We were in the country during an extraordinary period of ferment in US-Soviet relations. Daniloff was released on the day we left for Moscow. A Soviet nuclear submarine sank off Bermuda while we were in Kazakhstan; we broke this news to our hosts, thanks to a shortwave radio.

Everywhere we went we were asked about the prospects for Iceland. We heard about the mini-summit collapse from Gorbachev's address on Soviet domestic TV, and the next day had a Central Committee staffer explain to us what Gorbachev really meant.

But after several weeks of pushing for information and having sudden schedule changes and being followed whenever we went off on our own, many of us developed an attitude that I think was typical of the few everyday Russians I managed to meet: that is, a desire to withdraw into your own room with your own friends and leave the state outside, like the night.

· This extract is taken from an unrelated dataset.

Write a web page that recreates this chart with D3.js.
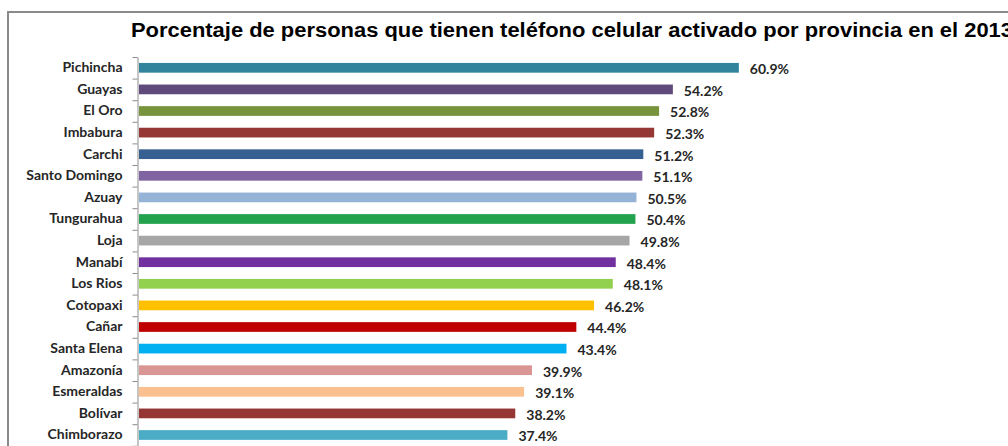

At the end of our trip, we took the famous Red Arrow sleeper train from Leningrad to Moscow. A number of our group crowded into one two-bench compartment, shut the door and turned off the light, and passed around our hoarded Western chocolate. Occasionally a small village or single farm would flash in the window. They looked much like the isolated settlements you could see from the great Santa Fe cross-country express, crossing the dark Great Plains. We began singing quiet songs.

A good way to understand your homeland is to leave it and travel to a place where different things are valued. Perhaps that's what all of us were thinking. Like I said earlier, the Soviet Union is a place every American should visit.